After plans for a special legislative session fell through, and with it lawmakers' chances of receiving their first pay raise since 1999, many Assembly Democrats are directing their ire at Governor Cuomo.

"How do we possibly negotiate with the Executive branch not knowing if any bill that we do going forward is really being negotiated in good faith or will he undermine something in the future," said Queens Assemblyman Mike Dendekker.

In 2015, Cuomo and legislative leaders agreed to create an independent commission to approve pay raises. But when it came time to vote last month, Governor Cuomo's appointees to the Commission refused to participate, killing a pay increase.

Cuomo then tried to cull together a special voting session before the end of the calendar year so that lawmakers could vote themselves a pay raise - and Cuomo could push other legislation as well.

"Special session is not like a normal legislative session," Cuomo said. "You can't go to Albany and discuss over a period of days and issue to come to resolution. You have to have all resolved before. So it's just harder to execute."

But plans for that special session collapsed when Senate Republican Leader John Flanagan pulled the plug. Now Democrats say Cuomo never should have intervened with the pay commission to begin with.

"He the meddles with the commission, and then tries to hold us hostage and basically blackmail us into doing work that needs to be discussed and talked about," Assemblyman Dendekker said.

Cuomo lays the blame with Republicans.

In a text message to Democratic Assembly members over the weekend, a Cuomo Administration official wrote, "Happy Holidays! Best to you and yours. How do you feel about Flanagan blowing up the deal?"

In a statement, a Cuomo administration official says, "The Governor wouldn't support a pay raise unless the legislature did the people business and we make no apology for seeking comprehensive ethics reform as part of that -- a position shared by a vast majority of New Yorkers.  ‎If they wants a pay raise let them come back raise their hand and vote for it. The real problem on a raise is the senate won't vote for it, republicans or democrats, and that's why it's not passing."

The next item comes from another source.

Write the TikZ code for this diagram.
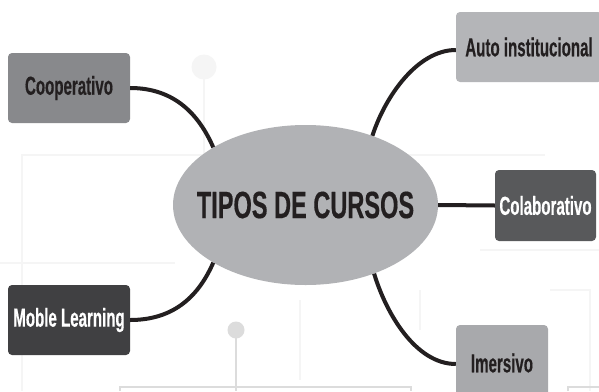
\documentclass[tikz,border=0pt]{standalone}
\usepackage{fontspec}
\usetikzlibrary{shapes.geometric}
\newfontfamily\cond[FakeStretch=0.58,BoldFeatures={FakeBold=0.4}]{Liberation Sans}
\newfontfamily\condc[FakeStretch=0.62,BoldFeatures={FakeBold=0.4}]{Liberation Sans}
\definecolor{ellfill}{HTML}{B1B2B5}
\definecolor{coopfill}{HTML}{88898C}
\definecolor{autofill}{HTML}{B4B5B8}
\definecolor{colabfill}{HTML}{58595B}
\definecolor{moblefill}{HTML}{404042}
\definecolor{imerfill}{HTML}{A8A9AC}
\definecolor{txtdark}{HTML}{231F20}
\definecolor{gridfaint}{HTML}{F5F5F5}
\definecolor{gridmid}{HTML}{DCDCDC}
\tikzset{
  box/.style={rectangle, rounded corners=4pt, inner sep=0pt, font=\cond\bfseries\fontsize{26}{28}\selectfont},
  lightbox/.style={box, text=txtdark},
  darkbox/.style={box, text=white},
  link/.style={line width=4pt, color=txtdark},
  faint/.style={line width=1.5pt, color=gridfaint},
  mid/.style={line width=1.5pt, color=gridmid}
}
\begin{document}
\begin{tikzpicture}[x=1pt,y=-1pt]
\useasboundingbox (0,0) rectangle (599,391);
\fill[white] (0,0) rectangle (599,391);
% faint background grid
\fill[gridfaint] (204,67) circle (12.5);
\draw[faint] (204,79) -- (204,155);
\draw[faint] (22,300) -- (22,155) -- (215,155);
\draw[faint] (0,263) -- (175,263);
\draw[faint] (22,263) -- (22,391);
\draw[faint] (400,155) -- (545,155);
\draw[faint] (480,250) -- (599,250);
\draw[faint] (420,290) -- (420,330);
\draw[faint] (550,290) -- (590,290) -- (590,391);
\draw[faint] (300,300) -- (300,380);
% visible background lines
\fill[gridmid] (236,330) circle (8.5);
\draw[mid] (236,334) -- (236,391);
\draw[mid] (120,391) -- (120,387) -- (411,387) -- (411,391);
\draw[mid] (568,391) -- (568,387) -- (599,387);
% central node
\node[ellipse, fill=ellfill, minimum width=265pt, minimum height=160pt, inner sep=0pt,
      text=txtdark, font=\condc\bfseries\fontsize{38}{40}\selectfont] (ell) at (305.5,205) {\makebox[0pt]{TIPOS DE CURSOS}};
% branch nodes
\node[lightbox, fill=coopfill, minimum width=122pt, minimum height=70pt] (coop) at (69,88) {Cooperativo};
\node[lightbox, fill=autofill, minimum width=146pt, minimum height=70pt] (auto) at (529,47) {Auto institucional};
\node[darkbox, fill=colabfill, minimum width=101pt, minimum height=71pt] (colab) at (545.5,205.5) {Colaborativo};
\node[darkbox, fill=moblefill, minimum width=122pt, minimum height=70pt] (moble) at (69,320) {Moble Learning};
\node[lightbox, fill=imerfill, minimum width=92pt, minimum height=76pt] (imer) at (502,363) {Imersivo};
% connectors
\draw[link] (coop.east) .. controls +(45,0) and +(-14,-32) .. (ell.148);
\draw[link] (ell.46) .. controls +(13,-40) and +(-38,0) .. ([yshift=-3pt]auto.west);
\draw[link] (ell.east) -- (colab.west);
\draw[link] (moble.east) .. controls +(45,0) and +(-14,32) .. (ell.212);
\draw[link] (ell.315) .. controls +(12,40) and +(-40,0) .. ([yshift=-1pt]imer.west);
\end{tikzpicture}
\end{document}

Lawmakers were expected to take up a number of other bills during the special legislative session in addition to the pay raise which included expanding Uber upstate and authorizing a hate crimes task force. It remains to be seen whether the same level of enthusiasm exists for those other bills when the Governor and legislators return to the Capitol just next week for the new legislative session, or if that enthusiasm dampens now that a pay raise is off the table.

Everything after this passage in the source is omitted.